After a good but very uneventful day I finally saw the tower just outside Hospital de Órbigo, and the angry dog wasn’t there, which was a bonus. On the way into town I met an American peregrino who asked if I could take photos of him for his sister, who was raising money for a charity helping people who lost loved ones in the 9/11 tragedy 20 years earlier. I did, and chatting to him I almost forgot to take photos myself, but here are some:
I went straight to my albergue, the highly regarded San Miguel known as ‘the arty one’. The hospitalero is the kindest, warmest host you can ever wish for, and took very good care of all his guests. Paintings and drawings by former guests cover all the walls and everywhere is spotlessly clean and well thought out. It is a veritable oasis after a long hot walk – highly recommended!
He told me the Los Angeles restaurante would be serving food if I hurried, so after a quick shower I ran off with wet hair and made the kitchen opening hours. I got the menu del dia and this was the first course:
After my meal I was sitting outside with a drink when I thought I saw a face I recognised. She was moving up the street at a fast and determined pace and my brain scrambled for her name, but too late – she disappeared into one of the other albergues opposite mine. I didn’t want to break in there after her, so instead I tried to find out where pilgrims tend to gather for their meal, but there didn’t seem to be a particular place. I did discover that a lot of them gathered for drinks in the garden of the pizza place across the bridge though.
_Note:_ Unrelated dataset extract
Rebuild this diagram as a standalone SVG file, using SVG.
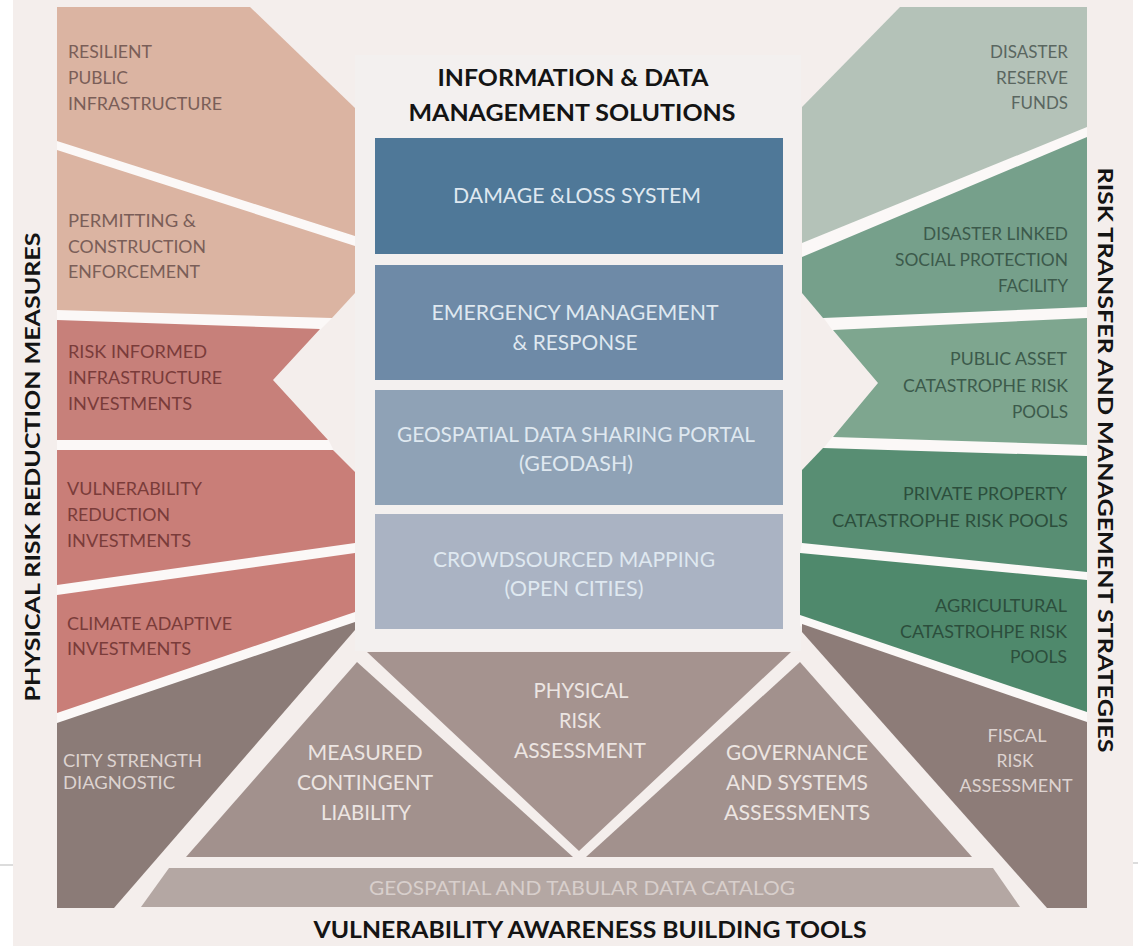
<svg xmlns="http://www.w3.org/2000/svg" width="1138" height="946" viewBox="0 0 1138 946">
<style>
text{font-family:Lato,"Open Sans","Liberation Sans",sans-serif}
.h{font-weight:700;font-size:23px;fill:#141414}
.v{font-weight:700;font-size:21px;fill:#141414}
.lp{font-size:18px}
.tan{fill:#7a5e58}
.red{fill:#7a3c3a}
.lt{fill:#ddd3d0}
.dr{fill:#5a6660}
.gr{fill:#3c5a4b}
.dg{fill:#2c4e3c}
.bx{font-size:21px;fill:#dfe8f0}
.tr{font-size:21px;fill:#ece5e2}
.gap{fill:#fbf8f7}
</style>
<rect width="1138" height="946" fill="#ffffff"/>
<rect x="13" y="0" width="1120" height="946" fill="#f4eeec"/>
<line x1="0" y1="865" x2="13" y2="865" stroke="#dcdcdc" stroke-width="2"/>
<line x1="1133" y1="863" x2="1138" y2="863" stroke="#dcdcdc" stroke-width="2"/>

<g id="center-panel">
<rect x="355" y="55" width="446" height="596" fill="#f3f0ef"/>
<text class="h" x="573" y="86" text-anchor="middle" textLength="271" lengthAdjust="spacingAndGlyphs">INFORMATION &amp; DATA</text>
<text class="h" x="572" y="121" text-anchor="middle" textLength="327" lengthAdjust="spacingAndGlyphs">MANAGEMENT SOLUTIONS</text>
</g>
<g id="damage-loss">
<rect x="375" y="138" width="408" height="116" fill="#4f7898"/>
<text class="bx" x="577" y="203" text-anchor="middle" textLength="248" lengthAdjust="spacingAndGlyphs">DAMAGE &amp;LOSS SYSTEM</text>
</g>
<g id="emergency">
<rect x="375" y="265" width="408" height="115" fill="#6e8aa7"/>
<text class="bx" x="575" y="320" text-anchor="middle" textLength="287" lengthAdjust="spacingAndGlyphs">EMERGENCY MANAGEMENT</text>
<text class="bx" x="575" y="350" text-anchor="middle" textLength="125" lengthAdjust="spacingAndGlyphs">&amp; RESPONSE</text>
</g>
<g id="geodash">
<rect x="375" y="390" width="408" height="115" fill="#8fa2b6"/>
<text class="bx" x="576" y="442" text-anchor="middle" textLength="358" lengthAdjust="spacingAndGlyphs">GEOSPATIAL DATA SHARING PORTAL</text>
<text class="bx" x="576" y="471" text-anchor="middle" textLength="114" lengthAdjust="spacingAndGlyphs">(GEODASH)</text>
</g>
<g id="crowdsourced">
<rect x="375" y="514" width="408" height="115" fill="#aab3c3"/>
<text class="bx" x="574" y="567" text-anchor="middle" textLength="282" lengthAdjust="spacingAndGlyphs">CROWDSOURCED MAPPING</text>
<text class="bx" x="574" y="596" text-anchor="middle" textLength="139" lengthAdjust="spacingAndGlyphs">(OPEN CITIES)</text>
</g>

<g id="separators">
<polygon class="gap" points="57,140 355,236 355,247 57,151"/>
<polygon class="gap" points="57,309 333,317 320,330 57,321"/>
<polygon class="gap" points="57,439 328,439 334,451 57,451"/>
<polygon class="gap" points="57,584 355,542 355,554 57,596"/>
<polygon class="gap" points="57,712 355,611 355,623 57,724"/>
<polygon class="gap" points="802,242 1087,126 1087,138 802,258"/>
<polygon class="gap" points="823,317 1087,306 1087,319 833,331"/>
<polygon class="gap" points="833,436 1087,444 1087,457 823,449"/>
<polygon class="gap" points="802,542 1087,571 1087,581 800,554"/>
<polygon class="gap" points="800,614 1087,711 1087,723 800,626"/>
</g>

<g id="resilient-public-infrastructure">
<polygon points="57,7 250,7 355,108 355,236 57,141" fill="#dbb4a2"/>
<text class="lp tan" x="68" y="58" textLength="84" lengthAdjust="spacingAndGlyphs">RESILIENT</text>
<text class="lp tan" x="68" y="84" textLength="60" lengthAdjust="spacingAndGlyphs">PUBLIC</text>
<text class="lp tan" x="68" y="110" textLength="154" lengthAdjust="spacingAndGlyphs">INFRASTRUCTURE</text>
</g>
<g id="permitting">
<polygon points="57,150 355,246 355,293 332,318 57,310" fill="#dbb4a2"/>
<text class="lp tan" x="68" y="227" textLength="128" lengthAdjust="spacingAndGlyphs">PERMITTING &amp;</text>
<text class="lp tan" x="68" y="253" textLength="138" lengthAdjust="spacingAndGlyphs">CONSTRUCTION</text>
<text class="lp tan" x="68" y="278" textLength="132" lengthAdjust="spacingAndGlyphs">ENFORCEMENT</text>
</g>
<g id="risk-informed">
<polygon points="57,320 320,329 273,380 328,440 57,440" fill="#c7807a"/>
<text class="lp red" x="68" y="358" textLength="139" lengthAdjust="spacingAndGlyphs">RISK INFORMED</text>
<text class="lp red" x="68" y="384" textLength="154" lengthAdjust="spacingAndGlyphs">INFRASTRUCTURE</text>
<text class="lp red" x="68" y="410" textLength="124" lengthAdjust="spacingAndGlyphs">INVESTMENTS</text>
</g>
<g id="vulnerability-reduction">
<polygon points="57,450 333,450 355,472 355,543 57,585" fill="#c97e78"/>
<text class="lp red" x="67" y="495" textLength="135" lengthAdjust="spacingAndGlyphs">VULNERABILITY</text>
<text class="lp red" x="67" y="521" textLength="103" lengthAdjust="spacingAndGlyphs">REDUCTION</text>
<text class="lp red" x="67" y="547" textLength="124" lengthAdjust="spacingAndGlyphs">INVESTMENTS</text>
</g>
<g id="climate-adaptive">
<polygon points="57,595 355,553 355,612 57,713" fill="#c97e78"/>
<text class="lp red" x="67" y="630" textLength="165" lengthAdjust="spacingAndGlyphs">CLIMATE ADAPTIVE</text>
<text class="lp red" x="67" y="655" textLength="124" lengthAdjust="spacingAndGlyphs">INVESTMENTS</text>
</g>
<g id="city-strength">
<polygon points="57,723 355,622 355,630 114,908 57,908" fill="#8b7b77"/>
<text class="lp lt" x="63" y="767" textLength="139" lengthAdjust="spacingAndGlyphs">CITY STRENGTH</text>
<text class="lp lt" x="63" y="789" textLength="112" lengthAdjust="spacingAndGlyphs">DIAGNOSTIC</text>
</g>

<g id="disaster-reserve-funds">
<polygon points="900,7 1087,7 1087,127 802,243 802,107" fill="#b4c2b8"/>
<text class="lp dr" x="1068" y="58" text-anchor="end" textLength="78" lengthAdjust="spacingAndGlyphs">DISASTER</text>
<text class="lp dr" x="1068" y="84" text-anchor="end" textLength="72" lengthAdjust="spacingAndGlyphs">RESERVE</text>
<text class="lp dr" x="1068" y="109" text-anchor="end" textLength="57" lengthAdjust="spacingAndGlyphs">FUNDS</text>
</g>
<g id="social-protection">
<polygon points="802,257 1087,137 1087,307 823,318 802,293" fill="#76a08b"/>
<text class="lp gr" x="1068" y="240" text-anchor="end" textLength="145" lengthAdjust="spacingAndGlyphs">DISASTER LINKED</text>
<text class="lp gr" x="1068" y="266" text-anchor="end" textLength="173" lengthAdjust="spacingAndGlyphs">SOCIAL PROTECTION</text>
<text class="lp gr" x="1068" y="292" text-anchor="end" textLength="70" lengthAdjust="spacingAndGlyphs">FACILITY</text>
</g>
<g id="public-asset-pools">
<polygon points="833,330 1087,318 1087,445 833,437 878,383" fill="#7ea68f"/>
<text class="lp gr" x="1067" y="365" text-anchor="end" textLength="117" lengthAdjust="spacingAndGlyphs">PUBLIC ASSET</text>
<text class="lp gr" x="1068" y="392" text-anchor="end" textLength="165" lengthAdjust="spacingAndGlyphs">CATASTROPHE RISK</text>
<text class="lp gr" x="1068" y="418" text-anchor="end" textLength="56" lengthAdjust="spacingAndGlyphs">POOLS</text>
</g>
<g id="private-property-pools">
<polygon points="823,448 1087,456 1087,572 802,543 802,470" fill="#588e73"/>
<text class="lp dg" x="1067" y="500" text-anchor="end" textLength="164" lengthAdjust="spacingAndGlyphs">PRIVATE PROPERTY</text>
<text class="lp dg" x="1068" y="527" text-anchor="end" textLength="236" lengthAdjust="spacingAndGlyphs">CATASTROPHE RISK POOLS</text>
</g>
<g id="agricultural-pools">
<polygon points="800,553 1087,580 1087,712 800,615" fill="#4f896c"/>
<text class="lp dg" x="1067" y="612" text-anchor="end" textLength="132" lengthAdjust="spacingAndGlyphs">AGRICULTURAL</text>
<text class="lp dg" x="1067" y="638" text-anchor="end" textLength="167" lengthAdjust="spacingAndGlyphs">CATASTROHPE RISK</text>
<text class="lp dg" x="1067" y="663" text-anchor="end" textLength="57" lengthAdjust="spacingAndGlyphs">POOLS</text>
</g>
<g id="fiscal-risk">
<polygon points="802,624 1087,722 1087,908 1047,908 802,632" fill="#8d7c78"/>
<text class="lp lt" x="1017" y="742" text-anchor="middle" textLength="59" lengthAdjust="spacingAndGlyphs">FISCAL</text>
<text class="lp lt" x="1015" y="767" text-anchor="middle" textLength="37" lengthAdjust="spacingAndGlyphs">RISK</text>
<text class="lp lt" x="1016" y="792" text-anchor="middle" textLength="113" lengthAdjust="spacingAndGlyphs">ASSESSMENT</text>
</g>

<g id="physical-risk-assessment">
<polygon points="367,652 791,652 579,851" fill="#a5938f"/>
<text class="tr" x="581" y="698" text-anchor="middle" textLength="95" lengthAdjust="spacingAndGlyphs">PHYSICAL</text>
<text class="tr" x="580" y="728" text-anchor="middle" textLength="42" lengthAdjust="spacingAndGlyphs">RISK</text>
<text class="tr" x="580" y="758" text-anchor="middle" textLength="132" lengthAdjust="spacingAndGlyphs">ASSESSMENT</text>
</g>
<g id="measured-contingent-liability">
<polygon points="357,662 573,857 186,857" fill="#a2918d"/>
<text class="tr" x="365" y="760" text-anchor="middle" textLength="115" lengthAdjust="spacingAndGlyphs">MEASURED</text>
<text class="tr" x="365" y="790" text-anchor="middle" textLength="136" lengthAdjust="spacingAndGlyphs">CONTINGENT</text>
<text class="tr" x="366" y="820" text-anchor="middle" textLength="90" lengthAdjust="spacingAndGlyphs">LIABILITY</text>
</g>
<g id="governance-assessments">
<polygon points="800,662 972,857 586,857" fill="#a2918d"/>
<text class="tr" x="797" y="760" text-anchor="middle" textLength="142" lengthAdjust="spacingAndGlyphs">GOVERNANCE</text>
<text class="tr" x="797" y="790" text-anchor="middle" textLength="142" lengthAdjust="spacingAndGlyphs">AND SYSTEMS</text>
<text class="tr" x="797" y="820" text-anchor="middle" textLength="146" lengthAdjust="spacingAndGlyphs">ASSESSMENTS</text>
</g>
<g id="data-catalog">
<polygon points="169,868 993,868 1020,907 141,907" fill="#b4a7a3"/>
<text x="582" y="895" text-anchor="middle" font-size="20" fill="#d8cfcc" textLength="426" lengthAdjust="spacingAndGlyphs">GEOSPATIAL AND TABULAR DATA CATALOG</text>
</g>

<g id="labels">
<text class="v" transform="translate(40,467) rotate(-90)" text-anchor="middle" textLength="469" lengthAdjust="spacingAndGlyphs">PHYSICAL RISK REDUCTION MEASURES</text>
<text class="v" transform="translate(1098,460) rotate(90)" text-anchor="middle" textLength="585" lengthAdjust="spacingAndGlyphs">RISK TRANSFER AND MANAGEMENT STRATEGIES</text>
<text class="h" x="590" y="938" text-anchor="middle" textLength="553" lengthAdjust="spacingAndGlyphs">VULNERABILITY AWARENESS BUILDING TOOLS</text>
</g>
</svg>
In the end I walked back to where I had eaten my lunch to get a light evening meal – and there she was! I had asked my camiga B about her name, so I approached the table and apologised for intruding, but was she who I thought she was? And she was indeed! We never really walked together but kept meeting up in a loose group of solo peregrinas six years ago and she has been coming back several times since. But how extraordinary that she walked up that road in the 20 minutes I was sitting there just people watching, and what luck it was in a town so small we would run into each other again! She invited me to join her and her husband and one of their pilgrim friends for a catch-up and general camino chat, and I enjoyed a meal with them to end the day. I even got a very bad selfie as a reminder, and went back to my albergue thinking of camino magic and other marvellous surprises.